Uh, oh... I see that the database has the Latin lyrics worng, so I guess I'd better submit a correction. At least the database doesn't call it "Adeste Fidelis," mixing it up with the U.S. Marines.The Latin lyrics for the first verse are:
Adeste, fideles,
Laeti, triumphantes;
Venite, venite in Bethlehem;
Natum videte regem angelorum.
Venite adoremus! Venite adoremus!
Venite adoremus Dominum.
The Shorter New Oxford Book of Carols says, "The complex origins of both the words and tune of this universally loved hymn for Christmas Day lie in English Catholic circles of the 1740's. It survives in different versions in several manuscripts copied by John Francis Wade."

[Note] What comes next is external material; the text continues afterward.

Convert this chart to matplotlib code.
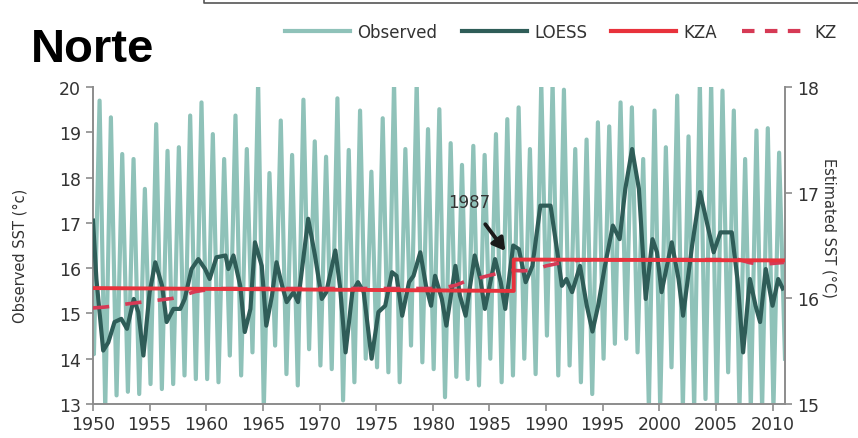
import numpy as np
import matplotlib
matplotlib.use("Agg")
import matplotlib.pyplot as plt
from matplotlib.lines import Line2D

# ---------------- data ----------------
years = np.arange(1950, 2011)  # 1950..2010

# Observed SST: yearly summer peaks and winter troughs (deg C)
obs_peaks = [19.70, 19.33, 18.52, 18.41, 17.75, 19.18, 18.59, 18.67, 19.37, 19.66,
             18.96, 18.41, 19.37, 18.63, 20.10, 18.10, 19.26, 18.50, 19.72, 18.80,
             18.46, 19.75, 18.61, 19.48, 18.13, 19.31, 20.10, 18.63, 20.10, 19.07,
             19.51, 18.76, 18.28, 18.70, 18.50, 18.96, 19.29, 19.55, 18.63, 20.10,
             20.10, 19.94, 18.63, 18.84, 19.22, 19.13, 19.66, 19.55, 18.41, 19.48,
             18.67, 19.81, 18.91, 20.10, 20.10, 19.92, 19.48, 18.41, 19.04, 19.09,
             18.55]
obs_troughs = [14.10, 12.90, 13.19, 13.27, 13.22, 13.44, 13.33, 13.44, 13.63, 13.55,
               13.55, 13.48, 14.07, 13.63, 14.14, 12.90, 14.29, 13.66, 13.41, 14.21,
               13.85, 13.77, 13.08, 13.48, 14.00, 13.81, 13.70, 13.48, 14.29, 13.92,
               13.77, 13.15, 13.60, 13.55, 13.41, 14.00, 13.48, 13.63, 14.00, 13.66,
               14.51, 13.63, 13.85, 13.48, 13.22, 14.00, 14.33, 14.44, 14.14, 12.90,
               12.90, 13.81, 12.90, 12.90, 13.11, 12.90, 13.70, 12.90, 12.90, 12.90,
               12.90]

# LOESS smooth (observed-SST axis)
loess_t = [1950.0, 1950.3, 1950.9, 1951.35, 1951.9, 1952.5, 1953.0, 1953.6, 1954.0, 1954.45,
           1955.0, 1955.5, 1956.1, 1956.5, 1957.1, 1957.7, 1958.1, 1958.7, 1959.3, 1959.9,
           1960.3, 1960.9, 1961.7, 1961.95, 1962.4, 1963.0, 1963.4, 1963.9, 1964.3, 1964.9,
           1965.3, 1965.8, 1966.2, 1966.7, 1967.1, 1967.7, 1968.1, 1969.0, 1969.6, 1970.2,
           1970.6, 1971.4, 1971.8, 1972.3, 1972.9, 1973.4, 1973.9, 1974.6, 1975.2, 1975.8,
           1976.4, 1976.8, 1977.3, 1977.9, 1978.3, 1978.9, 1979.4, 1979.85, 1980.2, 1980.8,
           1981.2, 1982.0, 1982.4, 1982.9, 1983.7, 1984.2, 1984.6, 1985.5, 1986.0, 1986.4,
           1987.1, 1987.6, 1988.2, 1988.8, 1989.5, 1990.4, 1991.0, 1991.4, 1991.8, 1992.3,
           1993.0, 1993.6, 1994.1, 1994.6, 1995.2, 1995.9, 1996.5, 1997.0, 1997.6, 1998.2,
           1998.8, 1999.4, 1999.8, 2000.2, 2001.1, 2001.7, 2002.1, 2002.9, 2003.6, 2004.2,
           2004.8, 2005.4, 2006.4, 2006.9, 2007.4, 2008.0, 2008.5, 2008.9, 2009.4, 2010.0,
           2010.5, 2010.9]
loess_v = [17.05, 15.76, 14.18, 14.36, 14.81, 14.88, 14.66, 15.32, 15.03, 14.07,
           15.47, 16.13, 15.61, 14.81, 15.10, 15.10, 15.32, 15.98, 16.20, 15.98,
           15.76, 16.24, 16.28, 15.98, 16.28, 15.61, 14.59, 15.10, 16.57, 16.05,
           14.73, 15.39, 16.13, 15.61, 15.25, 15.47, 15.25, 17.09, 16.28, 15.32,
           15.47, 16.39, 15.61, 14.14, 15.47, 15.69, 15.47, 14.00, 15.03, 15.17,
           15.91, 15.83, 14.95, 15.69, 15.83, 16.35, 15.61, 15.17, 15.83, 15.32,
           14.73, 16.05, 15.39, 14.95, 16.28, 15.76, 15.10, 16.20, 15.69, 15.10,
           16.50, 16.42, 15.69, 16.05, 17.38, 17.38, 16.35, 15.61, 15.76, 15.47,
           16.05, 15.17, 14.60, 15.17, 16.05, 16.94, 16.64, 17.75, 18.63, 17.75,
           15.32, 16.64, 16.35, 15.47, 16.57, 15.76, 14.95, 16.50, 17.68, 17.01,
           16.35, 16.79, 16.79, 15.76, 14.14, 15.76, 15.17, 14.81, 15.98, 15.17,
           15.76, 15.55]

# KZA and KZ (estimated-SST axis)
kza_t = [1950.0, 1987.15, 1987.15, 2011.0]
kza_v = [16.097, 16.070, 16.367, 16.359]
kz_t = [1950, 1951, 1952, 1953, 1954, 1955, 1956, 1957, 1958, 1959, 1960, 1961, 1970,
        1980, 1981, 1982, 1983, 1984, 1985, 1986, 1987, 1988, 1989, 1990, 1991, 1992,
        1993, 2000, 2007, 2008, 2009, 2010, 2011]
kz_v = [15.909, 15.917, 15.930, 15.947, 15.960, 15.973, 15.986, 15.999, 16.029, 16.063,
        16.080, 16.093, 16.093, 16.093, 16.101, 16.123, 16.166, 16.190, 16.217, 16.243,
        16.264, 16.260, 16.270, 16.307, 16.329, 16.346, 16.363, 16.367, 16.367, 16.337,
        16.320, 16.330, 16.340]

left_ticks = [13, 14, 15, 16, 17, 18, 19, 20]
right_ticks = [15, 16, 17, 18]
x_ticks = list(range(1950, 2011, 5))

# ---------------- figure ----------------
W, H = 858, 439
fig = plt.figure(figsize=(W / 100, H / 100), dpi=100)
fig.patch.set_facecolor("white")

L, R, T, B = 93, 785, 88, 405
ax = fig.add_axes([L / W, 1 - B / H, (R - L) / W, (B - T) / H])
ax2 = ax.twinx()

# observed zig-zag (trough early in year, peak mid-year)
obs_t = np.empty(2 * len(years))
obs_v = np.empty(2 * len(years))
obs_t[0::2] = years + 0.08
obs_t[1::2] = years + 0.58
obs_v[0::2] = obs_troughs
obs_v[1::2] = obs_peaks
obs_t = np.concatenate([[1950.0], obs_t, [2011.1]])
obs_v = np.concatenate([[16.2], obs_v, [14.0]])

c_obs = "#8fc2b9"
c_loess = "#2f5d58"
c_kza = "#e8323c"
c_kz = "#d63a55"

ax.plot(obs_t, obs_v, color=c_obs, lw=3.0, zorder=1, solid_joinstyle="round")
ax.plot(loess_t, loess_v, color=c_loess, lw=3.0, zorder=3, solid_joinstyle="round")
ax2.plot(kz_t, kz_v, color=c_kz, lw=2.6, dashes=(4.5, 4.5), zorder=2)
ax2.plot(kza_t, kza_v, color=c_kza, lw=2.8, zorder=4)

ax.set_xlim(1950, 2011.1)
ax.set_ylim(13, 20)
ax2.set_ylim(15, 18)
ax.set_xticks(x_ticks)
ax.set_yticks(left_ticks)
ax2.set_yticks(right_ticks)

spine_c = "#8c8c8c"
for a in (ax, ax2):
    a.spines["top"].set_visible(False)
    for s in ("left", "right", "bottom"):
        a.spines[s].set_color(spine_c)
        a.spines[s].set_linewidth(1.4)
    a.tick_params(colors=spine_c, labelcolor="#333333", labelsize=12.5,
                  length=5, width=1.2, direction="out")
ax.spines["right"].set_visible(False)
ax2.spines["left"].set_visible(False)
ax2.spines["bottom"].set_visible(False)
ax.tick_params(axis="x", pad=3)

ax.set_ylabel("Observed SST (°c)", fontsize=10.5, color="#333333")
ax.yaxis.set_label_coords(-0.094, 0.47)
ax2.set_ylabel("Estimated SST (°C)", fontsize=10.5, color="#333333", rotation=-90)
ax2.yaxis.set_label_coords(1.075, 0.56)

# annotation 1987
ax.annotate("1987", xy=(1986.4, 16.38), xytext=(1983.2, 17.45),
            fontsize=12, color="#333333", ha="center", va="center",
            arrowprops=dict(arrowstyle="-|>,head_length=0.6,head_width=0.35",
                            color="#1a1a1a", lw=2.8, shrinkA=9, shrinkB=0),
            zorder=6)

# title
fig.text(31 / W, 1 - 62 / H, "Norte", fontsize=34, fontweight="bold",
         family="Liberation Sans", color="black", va="baseline", ha="left")

# frame fragment at top
fig.add_artist(Line2D([204 / W, 204 / W, 1.0], [1.0, 1 - 4 / H, 1 - 4 / H],
                      color="#555555", lw=1.2, transform=fig.transFigure))

# legend
handles = [Line2D([], [], color=c_obs, lw=3),
           Line2D([], [], color=c_loess, lw=3),
           Line2D([], [], color=c_kza, lw=3),
           Line2D([], [], color=c_kz, lw=3, dashes=(3, 2.5))]
labels = ["Observed", "LOESS", "KZA", "KZ"]
leg = fig.legend(handles, labels, loc="center left",
                 bbox_to_anchor=(285 / W, 1 - 33 / H), ncol=4, frameon=False,
                 fontsize=12, handlelength=3.9, handletextpad=0.45,
                 columnspacing=1.45, borderaxespad=0, borderpad=0)
for t in leg.get_texts():
    t.set_color("#333333")

fig.savefig("out.png", dpi=100, facecolor="white")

Some very credible sources attribute the lyrics to Wade himself. The source of the tune is unknown - it first appeared in a document dated 1782, "An Essay on the Church Plain Chant." In 1841, a London Anglican clergyman, Frederick Oakeley, wrote a translation that began with the line, "Ye faithful, approach ye." After converting to Roman Catholicism, he changed the poem to a new form, "O Come All Ye Faithful," and published it in 1852.Sources:
The Shorter New Oxford Book of Carols
The Hymnal 1940 Companion (Protestant Episcopal Church in the U.S.A.)
The Christmas Carol Reader (William Studwell, 1995)Sorry, no Irish origins. It's interesting to see that hymns were being written in Latin in relatively recent times, long after Latin had become a "dead language."